Inside a monochrome space designed by Crosby Studios, artist and architect Harry Nuriev sits cross-legged on the floor, carefully assembling the new LEGO® Star Wars™ Death Star™. The scene is part meditation, part manifesto for an architect at work not just constructing a model, but unpacking what it means to build something lasting.
“When I used to be a kid, I remember myself spending hours assembling a LEGO set,” he says. “There is a beautiful feeling of creative freedom that I can do anything I want.” In this moment, play and purpose brings reminder that creativity begins long before blueprints and deadlines.

Nuriev’s world has always been shaped by transformation. As the founder of Crosby Studios, he’s known for blending art, architecture, fashion and design into a single visual language. It’s one that feels futuristic yet deeply personal. It’s fitting, then, that the LEGO Star Wars Death Star mirrors his own aesthetic: modular, sculptural and charged with nostalgia. “The LEGO Star Wars Death Star has a complete parallel with my world,” he reflects. “I’ve been building my style for 11 years, and now I found the word that described my work. I call it transformism.” That word — a fusion of transformation and realism — captures both his philosophy and the spirit of LEGO itself: the idea that structure and imagination aren’t opposites, but co-conspirators.


To Nuriev, LEGO bricks are both a toy and a design object. The Death Star set’s intricate geometry, mirrored surfaces and clean engineering read like architectural poetry, a miniature building that demands both discipline and wonder. “Sometimes I didn’t even follow the instructions,” he admits. “I just did it my own way.” That instinct, signaling rebellion and curiosity, still guides his process. In the same way that architects reinterpret form and function, Nuriev approaches LEGO as a canvas for reinterpretation. It’s a place where creative structure meets playful imperfection.

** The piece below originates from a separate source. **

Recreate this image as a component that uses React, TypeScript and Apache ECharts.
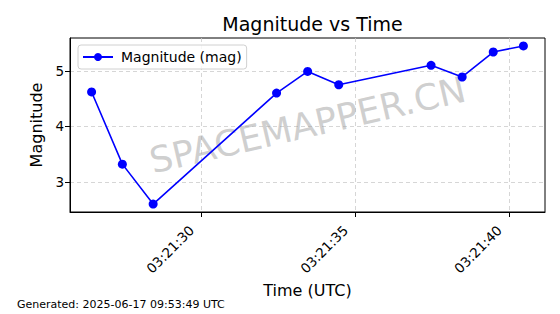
import React, { useEffect, useRef } from "react";
import * as echarts from "echarts";

// Observation times (UTC, 03:21:SS.s) and magnitudes
const times = ["03:21:26.43", "03:21:27.43", "03:21:28.43", "03:21:32.44", "03:21:33.45", "03:21:34.46", "03:21:37.46", "03:21:38.47", "03:21:39.48", "03:21:40.46"];
const magnitudes = [4.62, 3.32, 2.6, 4.6, 4.99, 4.75, 5.1, 4.89, 5.34, 5.45];
const xTicks = [30, 35, 40];
const yTicks = [3, 4, 5];
const generatedText = "Generated: 2025-06-17 09:53:49 UTC";
const watermark = "SPACEMAPPER.CN";

const toSec = (t: string) => {
  const [h, m, s] = t.split(":");
  return (parseFloat(h) * 3600 + parseFloat(m) * 60 + parseFloat(s)) - (3 * 3600 + 21 * 60);
};
const pad = (n: number) => (n < 10 ? "0" + n : "" + n);
const fmt = (v: number) => {
  const total = 3 * 3600 + 21 * 60 + Math.round(v);
  const h = Math.floor(total / 3600);
  const m = Math.floor((total % 3600) / 60);
  const s = total % 60;
  return `${pad(h)}:${pad(m)}:${pad(s)}`;
};

export default function App() {
  const ref = useRef<HTMLDivElement>(null);
  useEffect(() => {
    if (!ref.current) return;
    const chart = echarts.init(ref.current, undefined, { renderer: "svg" });
    const xs = times.map(toSec);
    const xMin = Math.min(...xs), xMax = Math.max(...xs);
    const yMin = Math.min(...magnitudes), yMax = Math.max(...magnitudes);
    const xm = (xMax - xMin) * 0.05, ym = (yMax - yMin) * 0.05;
    const font = "DejaVu Sans";
    chart.setOption({
      animation: false,
      textStyle: { fontFamily: font },
      title: {
        text: "Magnitude vs Time",
        left: 307.5,
        textAlign: "center",
        top: 9,
        textStyle: { fontFamily: font, fontSize: 19, fontWeight: "normal", color: "#000" },
      },
      grid: { left: 70, right: 15, top: 38, bottom: 102, containLabel: false, show: true, borderColor: "#000", borderWidth: 1, backgroundColor: "transparent" },
      legend: {
        left: 78,
        top: 45,
        padding: [5, 5, 5, 4],
        itemWidth: 30,
        itemHeight: 10,
        borderColor: "#d0d0d0",
        borderWidth: 1,
        borderRadius: 3,
        backgroundColor: "rgba(255,255,255,0.8)",
        textStyle: { fontFamily: font, fontSize: 14, color: "#000", padding: [0, 0, 0, 3] },
        data: ["Magnitude (mag)"],
      },
      graphic: [
        {
          type: "text",
          x: 307.5,
          y: 125,
          rotation: (13 * Math.PI) / 180,
          z: 1,
          style: {
            text: watermark,
            fontFamily: font,
            fontSize: 36,
            fill: "rgba(160,160,160,0.5)",
            textAlign: "center",
            textVerticalAlign: "middle",
          },
        },
        {
          type: "text",
          left: 17,
          top: 299,
          style: { text: generatedText, fontFamily: font, fontSize: 11, fill: "#000" },
        },
      ],
      xAxis: {
        type: "value",
        min: xMin - xm,
        max: xMax + xm,
        name: "Time (UTC)",
        nameLocation: "middle",
        nameGap: 70,
        nameMoveOverlap: false,
        nameTextStyle: { fontFamily: font, fontSize: 16, color: "#000" },
        axisLine: { onZero: false, lineStyle: { color: "#000", width: 1 } },
        axisTick: { show: true, length: 5, customValues: xTicks, lineStyle: { color: "#000" } },
        axisLabel: {
          customValues: xTicks,
          rotate: 45,
          formatter: (v: number) => fmt(v),
          fontFamily: font,
          fontSize: 13.5,
          color: "#000",
          margin: 6,
          padding: [0, 14, 0, 0],
        },
        splitLine: { show: true, lineStyle: { color: "#cccccc", type: [4, 3], width: 0.8 } },
      },
      yAxis: {
        type: "value",
        min: yMin - ym,
        max: yMax + ym,
        name: "Magnitude",
        nameLocation: "middle",
        nameGap: 26,
        nameMoveOverlap: false,
        nameTextStyle: { fontFamily: font, fontSize: 16, color: "#000" },
        axisLine: { show: true, lineStyle: { color: "#000", width: 1 } },
        axisTick: { show: true, length: 5, customValues: yTicks, lineStyle: { color: "#000" } },
        axisLabel: {
          customValues: yTicks,
          fontFamily: font,
          fontSize: 13.5,
          color: "#000",
          margin: 6,
        },
        splitLine: { show: true, lineStyle: { color: "#cccccc", type: [4, 3], width: 0.8 } },
      },
      series: [
        {
          name: "Magnitude (mag)",
          type: "line",
          data: xs.map((x, i) => [x, magnitudes[i]]),
          symbol: "circle",
          symbolSize: 9,
          z: 3,
          lineStyle: { color: "#0000ff", width: 1.6 },
          itemStyle: { color: "#0000ff" },
        },
      ],
    });
    return () => chart.dispose();
  }, []);
  return <div ref={ref} style={{ width: 560, height: 314, position: "absolute", left: 0, top: 0 }} />;
}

The intersection of playfulness and professional design is where Nuriev thrives. In the video, he appears almost as a hologram — a nod to both the Star Wars galaxy and the duality of past and future. “Ironically, now when I’m older and I’m building this piece, I feel so many parallels,” he says. “Because it’s all about the future, but there’s so many elements from the past as well.” His reflection turns the build into something bigger: a metaphor for the cyclical nature of creativity, where each project is a reconstruction of experience and memory. LEGO, much like design, becomes a way of processing time. It’s the tactile act of piecing the future together from fragments of nostalgia.


When the final LEGO Star Wars Death Star set takes form, one can see that it’s not just a model, but a work of art integrated into modern space. Displayed within Crosby Studios’ grayscale interior — all steel tones, soft light and precise symmetry — the LEGO build feels right at home. It becomes an object that carries both childhood wonder and adult mastery. For Nuriev, this moment closes a loop between fantasy and design, between the boy who built freely and the architect who still chases that same sense of freedom through structure.

As he places the completed Death Star set on the table, Nuriev reflects on the quiet satisfaction of creation, “It’s almost a reminder of transformation between history and future,” he says softly. In that reflection lies the heart of his craft: every build, whether a LEGO set or a real-world space, is a dialogue between who we were and who we’re becoming. And like the LEGO Star Wars Death Star set itself — meticulously assembled, perfectly imperfect — it’s proof that building something meaningful always starts with play.